▸ Source material
::::::
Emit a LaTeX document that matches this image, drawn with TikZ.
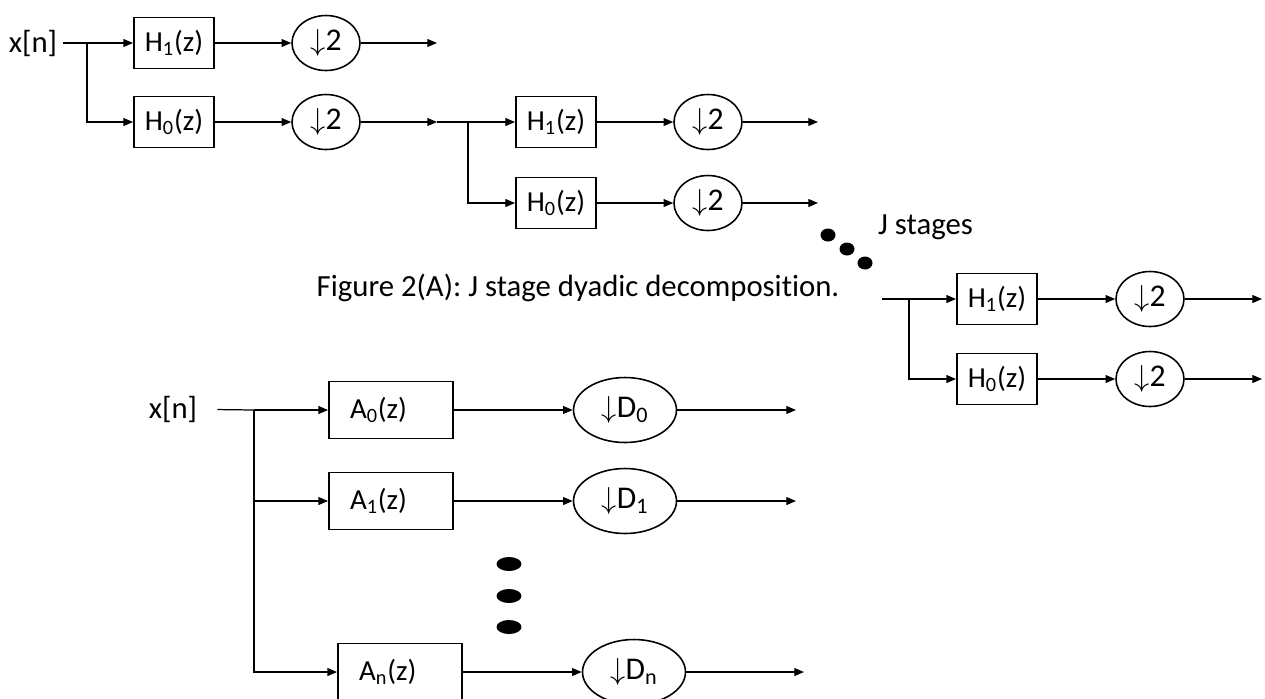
\documentclass[tikz,border=0pt]{standalone}
\usepackage{fontspec}
\setmainfont[Ligatures=NoCommon]{Carlito}
\usetikzlibrary{shapes.geometric, arrows.meta, positioning}

\tikzset{
  blk/.style={draw, line width=1.1pt, minimum width=1.6cm, minimum height=1.02cm, inner sep=0pt, font=\fontsize{16.5}{19}\selectfont},
  wideblk/.style={blk, text width=1.64cm, inner xsep=0.42cm, minimum height=1.14cm, align=left},
  dwn/.style={draw, ellipse, line width=0.9pt, minimum width=1.36cm, minimum height=1.1cm, inner sep=0pt, font=\fontsize{18}{20}\selectfont},
  widedwn/.style={dwn, minimum width=2.06cm, minimum height=1.3cm},
  sig/.style={line width=0.7pt, -{Triangle[length=5.5pt,width=4.5pt]}},
  wire/.style={line width=0.7pt},
  txt/.style={font=\fontsize{17.5}{20}\selectfont},
  blob/.style={fill=black}
}

\begin{document}
\begin{tikzpicture}[x=0.02cm, y=-0.02cm]
    \useasboundingbox (0,0) rectangle (1265,698);
    % stage 1
    \node[txt] (x1) at (33,43) {x[n]};
    \node[blk] (h11) at (174,43) {H\textsubscript{1}(z)};
    \node[blk] (h10) at (174,122) {H\textsubscript{0}(z)};
    \node[dwn] (d11) at (326,43) {$\downarrow$2};
    \node[dwn] (d10) at (326,122) {$\downarrow$2};
    \coordinate (b1) at (87,43);
    \coordinate (o11) at (437,43);
    \coordinate (o10) at (437,122);
    \draw[wire] (x1) -- (b1);
    \draw[sig] (b1) -- (h11);
    \draw[sig] (b1) |- (h10);
    \draw[sig] (h11) -- (d11);
    \draw[sig] (h10) -- (d10);
    \draw[sig] (d11) -- (o11);
    \draw[sig] (d10) -- (o10);
    % stage 2
    \node[blk] (h21) at (556,122) {H\textsubscript{1}(z)};
    \node[blk] (h20) at (556,203) {H\textsubscript{0}(z)};
    \node[dwn] (d21) at (708,122) {$\downarrow$2};
    \node[dwn] (d20) at (708,203) {$\downarrow$2};
    \coordinate (b2) at (468,122);
    \coordinate (o21) at (818,122);
    \coordinate (o20) at (818,203);
    \draw[wire] (o10) -- (b2);
    \draw[sig] (b2) -- (h21);
    \draw[sig] (b2) |- (h20);
    \draw[sig] (h21) -- (d21);
    \draw[sig] (h20) -- (d20);
    \draw[sig] (d21) -- (o21);
    \draw[sig] (d20) -- (o20);
    % dots + J stages
    \fill[blob] (828,235) ellipse [x radius=7.5, y radius=6.5];
    \fill[blob] (847,249) ellipse [x radius=7.5, y radius=6.5];
    \fill[blob] (865,263) ellipse [x radius=7.5, y radius=6.5];
    \node[txt, anchor=west] (js) at (872,227) {J stages};
    % stage J
    \node[blk] (hj1) at (997,299) {H\textsubscript{1}(z)};
    \node[blk] (hj0) at (997,379) {H\textsubscript{0}(z)};
    \node[dwn] (dj1) at (1150,299) {$\downarrow$2};
    \node[dwn] (dj0) at (1150,379) {$\downarrow$2};
    \coordinate (sj) at (882,299);
    \coordinate (bj) at (909,299);
    \coordinate (oj1) at (1262,299);
    \coordinate (oj0) at (1262,379);
    \draw[wire] (sj) -- (bj);
    \draw[sig] (bj) -- (hj1);
    \draw[sig] (bj) |- (hj0);
    \draw[sig] (hj1) -- (dj1);
    \draw[sig] (hj0) -- (dj0);
    \draw[sig] (dj1) -- (oj1);
    \draw[sig] (dj0) -- (oj0);
    % caption
    \node[txt] (cap) at (578,288) {Figure 2(A): J stage dyadic decomposition.};
    % general bank
    \node[txt] (x4) at (173,409) {x[n]};
    \node[wideblk] (a0) at (391,410) {A\textsubscript{0}(z)};
    \node[wideblk] (a1) at (391,501) {A\textsubscript{1}(z)};
    \node[wideblk] (an) at (400,672) {A\textsubscript{n}(z)};
    \node[widedwn] (e0) at (625,410) {$\downarrow$D\textsubscript{0}};
    \node[widedwn] (e1) at (625,501) {$\downarrow$D\textsubscript{1}};
    \node[widedwn] (en) at (634,672) {$\downarrow$D\textsubscript{n}};
    \coordinate (b4) at (254,410);
    \coordinate (p0) at (796,410);
    \coordinate (p1) at (796,501);
    \coordinate (pn) at (804,672);
    \draw[wire, shorten <=8pt] (x4) -- (b4);
    \draw[sig] (b4) -- (a0);
    \draw[sig] (b4) |- (a1);
    \draw[sig] (b4) |- (an);
    \draw[sig] (a0) -- (e0);
    \draw[sig] (a1) -- (e1);
    \draw[sig] (an) -- (en);
    \draw[sig] (e0) -- (p0);
    \draw[sig] (e1) -- (p1);
    \draw[sig] (en) -- (pn);
    % vertical dots
    \fill[blob] (509,564) ellipse [x radius=12.5, y radius=7];
    \fill[blob] (509,596) ellipse [x radius=12.5, y radius=7];
    \fill[blob] (509,627) ellipse [x radius=12.5, y radius=7];
\end{tikzpicture}
\end{document}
::::::
▸ Directions
Reproduce the material in full, word for word, and omit the pictures.

▸ Written response
Emit a LaTeX document that matches this image, drawn with TikZ.
\documentclass[tikz,border=0pt]{standalone}
\usepackage{fontspec}
\setmainfont[Ligatures=NoCommon]{Carlito}
\usetikzlibrary{shapes.geometric, arrows.meta, positioning}

\tikzset{
  blk/.style={draw, line width=1.1pt, minimum width=1.6cm, minimum height=1.02cm, inner sep=0pt, font=\fontsize{16.5}{19}\selectfont},
  wideblk/.style={blk, text width=1.64cm, inner xsep=0.42cm, minimum height=1.14cm, align=left},
  dwn/.style={draw, ellipse, line width=0.9pt, minimum width=1.36cm, minimum height=1.1cm, inner sep=0pt, font=\fontsize{18}{20}\selectfont},
  widedwn/.style={dwn, minimum width=2.06cm, minimum height=1.3cm},
  sig/.style={line width=0.7pt, -{Triangle[length=5.5pt,width=4.5pt]}},
  wire/.style={line width=0.7pt},
  txt/.style={font=\fontsize{17.5}{20}\selectfont},
  blob/.style={fill=black}
}

\begin{document}
\begin{tikzpicture}[x=0.02cm, y=-0.02cm]
    \useasboundingbox (0,0) rectangle (1265,698);
    % stage 1
    \node[txt] (x1) at (33,43) {x[n]};
    \node[blk] (h11) at (174,43) {H\textsubscript{1}(z)};
    \node[blk] (h10) at (174,122) {H\textsubscript{0}(z)};
    \node[dwn] (d11) at (326,43) {$\downarrow$2};
    \node[dwn] (d10) at (326,122) {$\downarrow$2};
    \coordinate (b1) at (87,43);
    \coordinate (o11) at (437,43);
    \coordinate (o10) at (437,122);
    \draw[wire] (x1) -- (b1);
    \draw[sig] (b1) -- (h11);
    \draw[sig] (b1) |- (h10);
    \draw[sig] (h11) -- (d11);
    \draw[sig] (h10) -- (d10);
    \draw[sig] (d11) -- (o11);
    \draw[sig] (d10) -- (o10);
    % stage 2
    \node[blk] (h21) at (556,122) {H\textsubscript{1}(z)};
    \node[blk] (h20) at (556,203) {H\textsubscript{0}(z)};
    \node[dwn] (d21) at (708,122) {$\downarrow$2};
    \node[dwn] (d20) at (708,203) {$\downarrow$2};
    \coordinate (b2) at (468,122);
    \coordinate (o21) at (818,122);
    \coordinate (o20) at (818,203);
    \draw[wire] (o10) -- (b2);
    \draw[sig] (b2) -- (h21);
    \draw[sig] (b2) |- (h20);
    \draw[sig] (h21) -- (d21);
    \draw[sig] (h20) -- (d20);
    \draw[sig] (d21) -- (o21);
    \draw[sig] (d20) -- (o20);
    % dots + J stages
    \fill[blob] (828,235) ellipse [x radius=7.5, y radius=6.5];
    \fill[blob] (847,249) ellipse [x radius=7.5, y radius=6.5];
    \fill[blob] (865,263) ellipse [x radius=7.5, y radius=6.5];
    \node[txt, anchor=west] (js) at (872,227) {J stages};
    % stage J
    \node[blk] (hj1) at (997,299) {H\textsubscript{1}(z)};
    \node[blk] (hj0) at (997,379) {H\textsubscript{0}(z)};
    \node[dwn] (dj1) at (1150,299) {$\downarrow$2};
    \node[dwn] (dj0) at (1150,379) {$\downarrow$2};
    \coordinate (sj) at (882,299);
    \coordinate (bj) at (909,299);
    \coordinate (oj1) at (1262,299);
    \coordinate (oj0) at (1262,379);
    \draw[wire] (sj) -- (bj);
    \draw[sig] (bj) -- (hj1);
    \draw[sig] (bj) |- (hj0);
    \draw[sig] (hj1) -- (dj1);
    \draw[sig] (hj0) -- (dj0);
    \draw[sig] (dj1) -- (oj1);
    \draw[sig] (dj0) -- (oj0);
    % caption
    \node[txt] (cap) at (578,288) {Figure 2(A): J stage dyadic decomposition.};
    % general bank
    \node[txt] (x4) at (173,409) {x[n]};
    \node[wideblk] (a0) at (391,410) {A\textsubscript{0}(z)};
    \node[wideblk] (a1) at (391,501) {A\textsubscript{1}(z)};
    \node[wideblk] (an) at (400,672) {A\textsubscript{n}(z)};
    \node[widedwn] (e0) at (625,410) {$\downarrow$D\textsubscript{0}};
    \node[widedwn] (e1) at (625,501) {$\downarrow$D\textsubscript{1}};
    \node[widedwn] (en) at (634,672) {$\downarrow$D\textsubscript{n}};
    \coordinate (b4) at (254,410);
    \coordinate (p0) at (796,410);
    \coordinate (p1) at (796,501);
    \coordinate (pn) at (804,672);
    \draw[wire, shorten <=8pt] (x4) -- (b4);
    \draw[sig] (b4) -- (a0);
    \draw[sig] (b4) |- (a1);
    \draw[sig] (b4) |- (an);
    \draw[sig] (a0) -- (e0);
    \draw[sig] (a1) -- (e1);
    \draw[sig] (an) -- (en);
    \draw[sig] (e0) -- (p0);
    \draw[sig] (e1) -- (p1);
    \draw[sig] (en) -- (pn);
    % vertical dots
    \fill[blob] (509,564) ellipse [x radius=12.5, y radius=7];
    \fill[blob] (509,596) ellipse [x radius=12.5, y radius=7];
    \fill[blob] (509,627) ellipse [x radius=12.5, y radius=7];
\end{tikzpicture}
\end{document}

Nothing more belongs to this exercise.